(Figure scripts)
----

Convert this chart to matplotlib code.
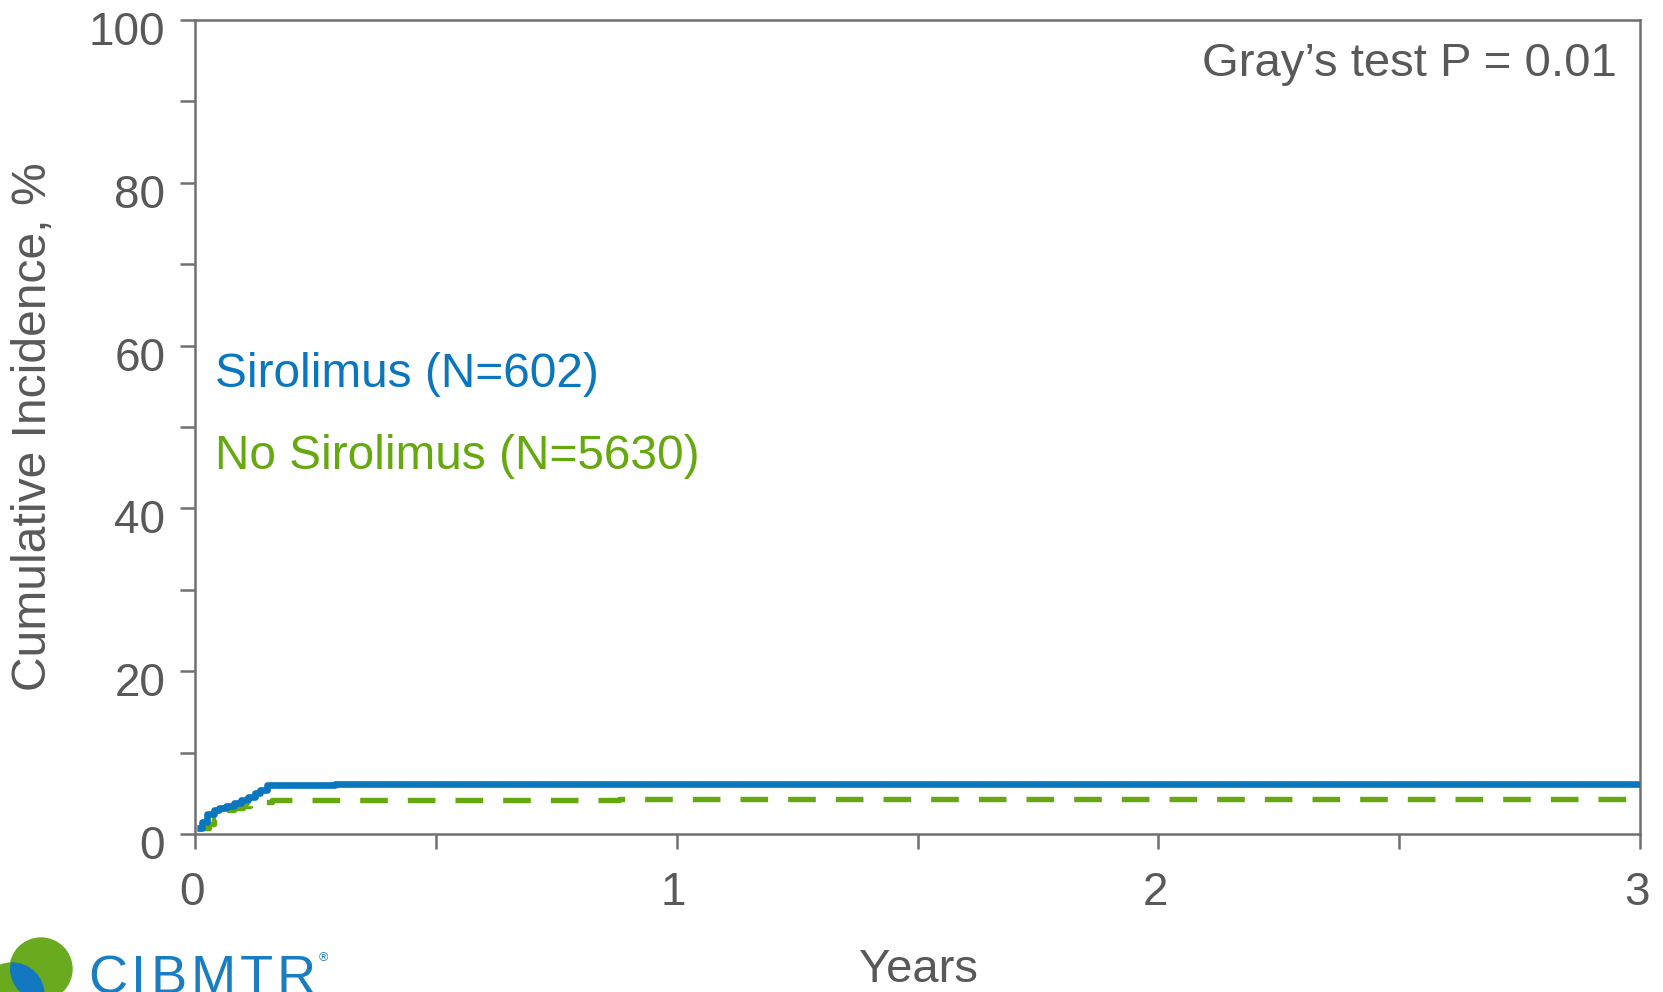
import numpy as np
import matplotlib
matplotlib.use("Agg")
import matplotlib.pyplot as plt
from matplotlib.patches import Circle
from matplotlib.transforms import IdentityTransform, ScaledTranslation

plt.rcParams['font.family'] = ['Liberation Sans', 'DejaVu Sans']

# cumulative incidence (%) by years, step curves
siro_years = [0.0, 0.005, 0.015, 0.025, 0.04, 0.05, 0.065, 0.08, 0.095,
              0.11, 0.125, 0.135, 0.15, 0.29, 3.0]
siro_ci = [0.0, 0.7, 1.5, 2.4, 2.9, 3.2, 3.5, 3.8, 4.2,
           4.6, 5.0, 5.4, 6.0, 6.2, 6.2]
nosiro_years = [0.0, 0.005, 0.03, 0.04, 0.05, 0.065, 0.08, 0.1, 0.115,
                0.13, 0.16, 0.88, 3.0]
nosiro_ci = [0.0, 0.7, 1.2, 1.8, 2.5, 2.9, 3.2, 3.5, 3.6,
             3.9, 4.2, 4.3, 4.3]

siro_label = "Sirolimus (N=602)"
nosiro_label = "No Sirolimus (N=5630)"
pval_text = "Gray\u2019s test P = 0.01"

blue = "#0a76bd"
green = "#66a80f"
grey = "#595959"
axgrey = "#707070"

W, H = 1663, 992
fig = plt.figure(figsize=(W / 100, H / 100), dpi=100)
ax = fig.add_axes([195 / W, 1 - 834 / H, (1640 - 195) / W, (834 - 20) / H])

ax.plot(siro_years[1:], siro_ci[1:], drawstyle="steps-post", color=blue,
        lw=4.8, solid_capstyle="butt", solid_joinstyle="round", zorder=3)
ax.plot(nosiro_years[1:], nosiro_ci[1:], drawstyle="steps-post", color=green,
        lw=3.9, linestyle=(0, (5.1, 3.7)), zorder=2)

ax.set_xlim(0, 3)
ax.set_ylim(0, 100)
ax.set_xticks([0, 1, 2, 3])
ax.set_xticks([0.5, 1.5, 2.5], minor=True)
ax.set_yticks(np.arange(0, 101, 20))
ax.set_yticks(np.arange(10, 100, 20), minor=True)

for s in ax.spines.values():
    s.set_color(axgrey)
    s.set_linewidth(1.8)
ax.tick_params(which="both", direction="out", length=10.5, width=1.8,
               color=axgrey, labelcolor=grey, labelsize=33)
ax.tick_params(axis="y", which="major", pad=11)
ax.tick_params(axis="x", which="major", pad=16)

# y tick labels sit a little below their ticks
shift = ScaledTranslation(0, -0.08, fig.dpi_scale_trans)
for lab in ax.get_yticklabels():
    lab.set_transform(lab.get_transform() + shift)
shift_x = ScaledTranslation(-0.03, 0, fig.dpi_scale_trans)
for lab in ax.get_xticklabels():
    lab.set_transform(lab.get_transform() + shift_x)

fig.text(34 / W, 1 - 427 / H, "Cumulative Incidence, %", rotation=90,
         fontsize=34.6, color=grey, ha="center", va="center")
fig.text(918 / W, 1 - 970 / H, "Years", fontsize=34, color=grey,
         ha="center", va="center")

ax.text(0.984, 0.973, pval_text, transform=ax.transAxes, ha="right", va="top",
        fontsize=34, color=grey)
ax.text(0.042, 56.5, siro_label, ha="left", va="center", fontsize=34.4, color=blue)
ax.text(0.042, 46.4, nosiro_label, ha="left", va="center", fontsize=34.4, color=green)

# logo in the lower left corner, pixel coordinates
c1 = Circle((41, H - 969), 31, transform=IdentityTransform(), color="#6aaa1e")
c2 = Circle((12, H - 995), 32, transform=IdentityTransform(), color="#6aaa1e")
lens = Circle((12, H - 995), 32, transform=IdentityTransform(), color="#1478c0")
for c in (c1, c2, lens):
    fig.add_artist(c)
lens.set_clip_path(c1)

# spaced-out logo lettering
renderer = fig.canvas.get_renderer()
x = 88
for ch in "CIBMTR":
    t = fig.text(x / W, 1 - 954 / H, ch, fontsize=39, color="#1a7dc2",
                 ha="left", va="top")
    x += t.get_window_extent(renderer).width + 4
fig.text((x - 1) / W, 1 - 952 / H, "\u00ae", fontsize=9, color="#1a7dc2",
         ha="left", va="top")

fig.savefig("out.png", dpi=100)
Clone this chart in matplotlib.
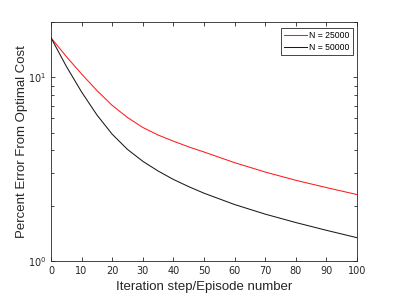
import matplotlib
matplotlib.use('Agg')
import matplotlib.pyplot as plt
import numpy as np

# values
episodes = [0, 5, 10, 15, 20, 25, 30, 35, 40, 45, 50, 60, 70, 80, 90, 100]
err_25000 = [16.4, 12.97, 10.42, 8.47, 7.03, 6.04, 5.33, 4.85, 4.49, 4.18, 3.92, 3.43, 3.05, 2.75, 2.51, 2.30]
err_50000 = [16.4, 11.48, 8.32, 6.24, 4.90, 4.05, 3.49, 3.09, 2.78, 2.54, 2.34, 2.03, 1.80, 1.62, 1.47, 1.34]
series_labels = ['N = 25000', 'N = 50000']

axis_col = '#262626'

fig = plt.figure(figsize=(3.95, 2.96), dpi=100)
ax = fig.add_axes([0.129, 0.118, 0.775, 0.808])

ax.plot(episodes, err_25000, color='#ff1a1a', linewidth=0.75, label=series_labels[0])
ax.plot(episodes, err_50000, color='#1a1a1a', linewidth=0.75, label=series_labels[1])

ax.set_yscale('log')
ax.set_xlim(0, 100)
ax.set_ylim(1, 20)
ax.set_xticks(np.arange(0, 101, 10))

ax.tick_params(which='both', direction='in', top=True, right=True, colors=axis_col,
               labelsize=7, width=0.6)
ax.tick_params(which='major', length=3)
ax.tick_params(which='minor', length=2)
for sp in ax.spines.values():
    sp.set_color(axis_col)
    sp.set_linewidth(0.6)

ax.set_xlabel('Iteration step/Episode number', fontsize=9.5, family='Liberation Sans',
              color=axis_col, labelpad=4)
ax.set_ylabel('Percent Error From Optimal Cost', fontsize=9.5, family='Liberation Sans',
              color=axis_col, labelpad=0)

leg = ax.legend(loc='upper right', prop={'family': 'Liberation Sans', 'size': 6.2},
                fancybox=False, framealpha=1, edgecolor=axis_col, handlelength=2.6,
                borderpad=0.4, labelspacing=0.3, handletextpad=0.3,
                borderaxespad=0, bbox_to_anchor=(0.987, 0.975))
leg.get_frame().set_linewidth(0.6)

fig.savefig('out.png', dpi=100)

----

§ **PROBLEM REQUIREMENTS**: Return, unchanged, the lines from the first line of the material through the line that holds "3.9, 4.2, 4.3, 4.3]", inclusive, omitting pictures.

§ **REPLY TO THE EXERCISE**:
Convert this chart to matplotlib code.
import numpy as np
import matplotlib
matplotlib.use("Agg")
import matplotlib.pyplot as plt
from matplotlib.patches import Circle
from matplotlib.transforms import IdentityTransform, ScaledTranslation

plt.rcParams['font.family'] = ['Liberation Sans', 'DejaVu Sans']

# cumulative incidence (%) by years, step curves
siro_years = [0.0, 0.005, 0.015, 0.025, 0.04, 0.05, 0.065, 0.08, 0.095,
              0.11, 0.125, 0.135, 0.15, 0.29, 3.0]
siro_ci = [0.0, 0.7, 1.5, 2.4, 2.9, 3.2, 3.5, 3.8, 4.2,
           4.6, 5.0, 5.4, 6.0, 6.2, 6.2]
nosiro_years = [0.0, 0.005, 0.03, 0.04, 0.05, 0.065, 0.08, 0.1, 0.115,
                0.13, 0.16, 0.88, 3.0]
nosiro_ci = [0.0, 0.7, 1.2, 1.8, 2.5, 2.9, 3.2, 3.5, 3.6,
             3.9, 4.2, 4.3, 4.3]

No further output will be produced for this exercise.